Liu Song Emperor from 466 to 472

Emperor Ming of Liu Song ((劉)宋明帝; 9 December 439 – 10 May 472), personal name Liu Yu (劉彧), courtesy name Xiubing (休炳), childhood name Rongqi (榮期), was the seventh emperor of the Liu Song dynasty of China. He became emperor after his violent and impulsive nephew Liu Ziye was assassinated in January 466, as he was regarded as more lenient and open-minded at first. However, he soon turned cruel and suspicious as well after becoming emperor, and during his reign, his nephews and brothers were nearly all slaughtered on his orders. This greatly weakened the Liu Song dynasty and contributing to its fall in 479, just seven years after his death.

==Background==
Liu Yu was born in 439, as Emperor Wen's 11th son. His mother Consort Shen Rongji (沈容姬) was a low-ranked imperial consort with the title Meiren (美人). For reasons unknown, Wen once wanted to put her to death, but she convinced him that killing her would offend the spirit of his deceased wife, Empress Yuan Qigui, and she was spared. In 448, Liu Yu was created the Prince of Huaiyang. In 452, his title was changed to Prince of Xiangdong. Consort Shen died in 453, the same year that Emperor Wen was assassinated by his crown prince Liu Shao, who took over as emperor and subsequently put a number of his brothers, including Liu Yu, under house arrest, but Liu Yu and the other brothers were released when another older brother, Liu Jun the Prince of Wuling, defeated and killed Liu Shao and took the throne himself (as Emperor Xiaowu). Emperor Xiaowu posthumously honored Liu Yu's mother Consort Shen as Princess Dowager of Xiangdong, and Emperor Xiaowu's mother Empress Dowager Lu Huinan took over the duties of raising Liu Yu to adulthood. As he grew, as was customary for Liu Song imperial princes, he was rotated through governorships of commanderies and provinces. Liu Yu was regarded as a kind and open-minded man, with substantial literary abilities. He was also said to be grossly overweight.

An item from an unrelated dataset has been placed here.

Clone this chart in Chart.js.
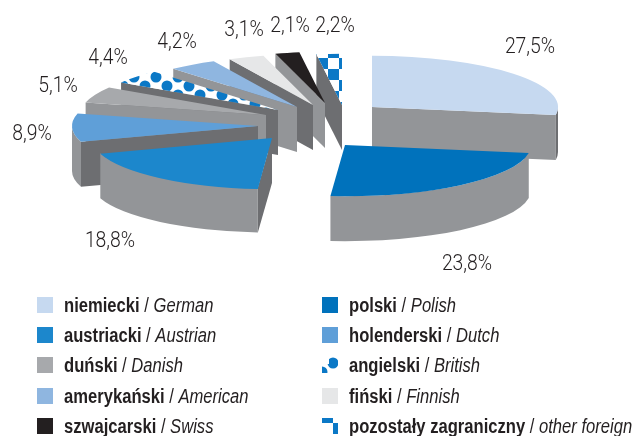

==During Emperor Qianfei's reign==
In 464, Emperor Xiaowu died, and was succeeded by his son Emperor Qianfei. Emperor Qianfei was impulsive and violent, and he, after discovering and brutally suppressing a plot to depose him in favor of his granduncle Liu Yigong (劉義恭) the Prince of Jiangxia, suspected his uncles as well, and had them returned to the capital and confined. Of his uncles, he particularly suspected Liu Yu, Liu Xiuren (劉休仁) the Prince of Jian'an, and Liu Xiuyou (劉休祐) the Prince of Shanyang, since they were the oldest. Another even older uncle, Liu Hui (劉褘) the Prince of Donghai, was considered so unintelligent that Emperor Qianfei did not view him as much of a threat.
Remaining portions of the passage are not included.